— Material —

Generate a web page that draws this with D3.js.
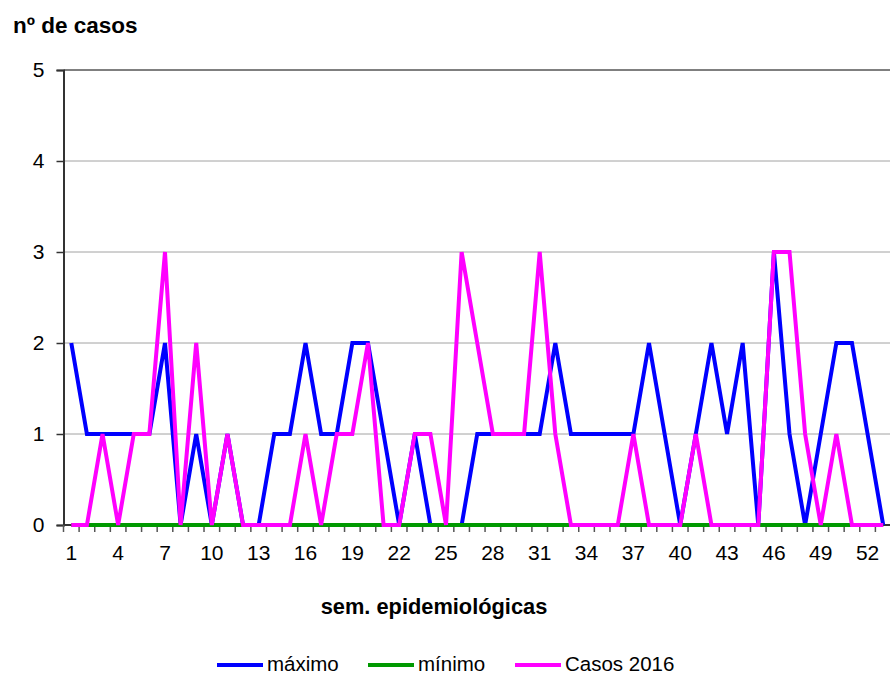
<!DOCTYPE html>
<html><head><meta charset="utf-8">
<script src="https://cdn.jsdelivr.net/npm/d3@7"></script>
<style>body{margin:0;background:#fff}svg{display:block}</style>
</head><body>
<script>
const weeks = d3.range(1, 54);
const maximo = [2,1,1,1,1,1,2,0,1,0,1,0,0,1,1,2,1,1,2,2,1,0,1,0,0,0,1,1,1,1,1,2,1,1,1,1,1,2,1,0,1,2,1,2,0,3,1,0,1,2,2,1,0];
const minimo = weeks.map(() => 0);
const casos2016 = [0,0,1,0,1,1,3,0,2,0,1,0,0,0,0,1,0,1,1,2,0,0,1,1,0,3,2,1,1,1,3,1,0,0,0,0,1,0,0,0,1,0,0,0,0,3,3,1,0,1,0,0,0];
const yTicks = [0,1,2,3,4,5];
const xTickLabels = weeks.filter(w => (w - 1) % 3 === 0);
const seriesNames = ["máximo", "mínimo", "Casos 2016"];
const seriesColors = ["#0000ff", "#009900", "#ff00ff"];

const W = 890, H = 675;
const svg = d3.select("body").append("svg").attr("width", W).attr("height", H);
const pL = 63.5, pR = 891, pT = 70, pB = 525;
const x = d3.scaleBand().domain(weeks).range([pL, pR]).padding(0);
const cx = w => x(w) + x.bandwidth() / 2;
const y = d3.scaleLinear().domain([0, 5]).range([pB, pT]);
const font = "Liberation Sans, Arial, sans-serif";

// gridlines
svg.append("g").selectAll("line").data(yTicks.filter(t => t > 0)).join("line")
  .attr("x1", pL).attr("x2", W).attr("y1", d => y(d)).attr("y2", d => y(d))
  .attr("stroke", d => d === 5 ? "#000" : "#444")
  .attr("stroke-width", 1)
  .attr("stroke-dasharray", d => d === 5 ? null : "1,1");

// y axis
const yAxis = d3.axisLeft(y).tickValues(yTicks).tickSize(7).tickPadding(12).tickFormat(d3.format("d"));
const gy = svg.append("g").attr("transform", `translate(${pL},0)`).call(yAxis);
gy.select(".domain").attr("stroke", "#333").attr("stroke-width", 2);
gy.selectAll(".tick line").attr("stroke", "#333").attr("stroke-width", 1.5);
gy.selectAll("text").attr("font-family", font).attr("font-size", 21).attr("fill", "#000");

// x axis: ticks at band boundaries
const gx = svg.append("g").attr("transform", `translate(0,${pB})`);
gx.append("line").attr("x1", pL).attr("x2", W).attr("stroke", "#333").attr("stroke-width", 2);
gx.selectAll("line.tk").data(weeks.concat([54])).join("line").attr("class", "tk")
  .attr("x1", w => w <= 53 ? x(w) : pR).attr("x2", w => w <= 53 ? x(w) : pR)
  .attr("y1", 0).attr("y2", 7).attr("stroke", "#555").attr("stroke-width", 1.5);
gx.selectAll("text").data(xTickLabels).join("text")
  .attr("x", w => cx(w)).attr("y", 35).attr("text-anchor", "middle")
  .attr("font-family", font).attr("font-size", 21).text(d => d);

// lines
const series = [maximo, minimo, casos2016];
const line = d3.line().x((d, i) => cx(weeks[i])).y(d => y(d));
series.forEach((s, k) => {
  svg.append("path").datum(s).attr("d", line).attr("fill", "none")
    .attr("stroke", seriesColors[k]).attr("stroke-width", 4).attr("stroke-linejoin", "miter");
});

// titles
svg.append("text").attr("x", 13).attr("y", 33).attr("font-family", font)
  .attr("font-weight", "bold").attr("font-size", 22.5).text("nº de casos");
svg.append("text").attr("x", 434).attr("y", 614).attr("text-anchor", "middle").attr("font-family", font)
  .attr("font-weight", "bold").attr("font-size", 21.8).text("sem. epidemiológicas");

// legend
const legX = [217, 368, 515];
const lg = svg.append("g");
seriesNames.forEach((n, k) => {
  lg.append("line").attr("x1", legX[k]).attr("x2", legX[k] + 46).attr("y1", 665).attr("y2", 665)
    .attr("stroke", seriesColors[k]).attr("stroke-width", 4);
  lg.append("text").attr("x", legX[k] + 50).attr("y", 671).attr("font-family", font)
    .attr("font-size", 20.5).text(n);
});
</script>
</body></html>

— Your task —
Write out each line again precisely as it appears, skipping every picture.

— Result of the exercise —
Generate a web page that draws this with D3.js.
<!DOCTYPE html>
<html><head><meta charset="utf-8">
<script src="https://cdn.jsdelivr.net/npm/d3@7"></script>
<style>body{margin:0;background:#fff}svg{display:block}</style>
</head><body>
<script>
const weeks = d3.range(1, 54);
const maximo = [2,1,1,1,1,1,2,0,1,0,1,0,0,1,1,2,1,1,2,2,1,0,1,0,0,0,1,1,1,1,1,2,1,1,1,1,1,2,1,0,1,2,1,2,0,3,1,0,1,2,2,1,0];
const minimo = weeks.map(() => 0);
const casos2016 = [0,0,1,0,1,1,3,0,2,0,1,0,0,0,0,1,0,1,1,2,0,0,1,1,0,3,2,1,1,1,3,1,0,0,0,0,1,0,0,0,1,0,0,0,0,3,3,1,0,1,0,0,0];
const yTicks = [0,1,2,3,4,5];
const xTickLabels = weeks.filter(w => (w - 1) % 3 === 0);
const seriesNames = ["máximo", "mínimo", "Casos 2016"];
const seriesColors = ["#0000ff", "#009900", "#ff00ff"];

const W = 890, H = 675;
const svg = d3.select("body").append("svg").attr("width", W).attr("height", H);
const pL = 63.5, pR = 891, pT = 70, pB = 525;
const x = d3.scaleBand().domain(weeks).range([pL, pR]).padding(0);
const cx = w => x(w) + x.bandwidth() / 2;
const y = d3.scaleLinear().domain([0, 5]).range([pB, pT]);
const font = "Liberation Sans, Arial, sans-serif";

// gridlines
svg.append("g").selectAll("line").data(yTicks.filter(t => t > 0)).join("line")
  .attr("x1", pL).attr("x2", W).attr("y1", d => y(d)).attr("y2", d => y(d))
  .attr("stroke", d => d === 5 ? "#000" : "#444")
  .attr("stroke-width", 1)
  .attr("stroke-dasharray", d => d === 5 ? null : "1,1");

// y axis
const yAxis = d3.axisLeft(y).tickValues(yTicks).tickSize(7).tickPadding(12).tickFormat(d3.format("d"));
const gy = svg.append("g").attr("transform", `translate(${pL},0)`).call(yAxis);
gy.select(".domain").attr("stroke", "#333").attr("stroke-width", 2);
gy.selectAll(".tick line").attr("stroke", "#333").attr("stroke-width", 1.5);
gy.selectAll("text").attr("font-family", font).attr("font-size", 21).attr("fill", "#000");

// x axis: ticks at band boundaries
const gx = svg.append("g").attr("transform", `translate(0,${pB})`);
gx.append("line").attr("x1", pL).attr("x2", W).attr("stroke", "#333").attr("stroke-width", 2);
gx.selectAll("line.tk").data(weeks.concat([54])).join("line").attr("class", "tk")
  .attr("x1", w => w <= 53 ? x(w) : pR).attr("x2", w => w <= 53 ? x(w) : pR)
  .attr("y1", 0).attr("y2", 7).attr("stroke", "#555").attr("stroke-width", 1.5);
gx.selectAll("text").data(xTickLabels).join("text")
  .attr("x", w => cx(w)).attr("y", 35).attr("text-anchor", "middle")
  .attr("font-family", font).attr("font-size", 21).text(d => d);

// lines
const series = [maximo, minimo, casos2016];
const line = d3.line().x((d, i) => cx(weeks[i])).y(d => y(d));
series.forEach((s, k) => {
  svg.append("path").datum(s).attr("d", line).attr("fill", "none")
    .attr("stroke", seriesColors[k]).attr("stroke-width", 4).attr("stroke-linejoin", "miter");
});

// titles
svg.append("text").attr("x", 13).attr("y", 33).attr("font-family", font)
  .attr("font-weight", "bold").attr("font-size", 22.5).text("nº de casos");
svg.append("text").attr("x", 434).attr("y", 614).attr("text-anchor", "middle").attr("font-family", font)
  .attr("font-weight", "bold").attr("font-size", 21.8).text("sem. epidemiológicas");

// legend
const legX = [217, 368, 515];
const lg = svg.append("g");
seriesNames.forEach((n, k) => {
  lg.append("line").attr("x1", legX[k]).attr("x2", legX[k] + 46).attr("y1", 665).attr("y2", 665)
    .attr("stroke", seriesColors[k]).attr("stroke-width", 4);
  lg.append("text").attr("x", legX[k] + 50).attr("y", 671).attr("font-family", font)
    .attr("font-size", 20.5).text(n);
});
</script>
</body></html>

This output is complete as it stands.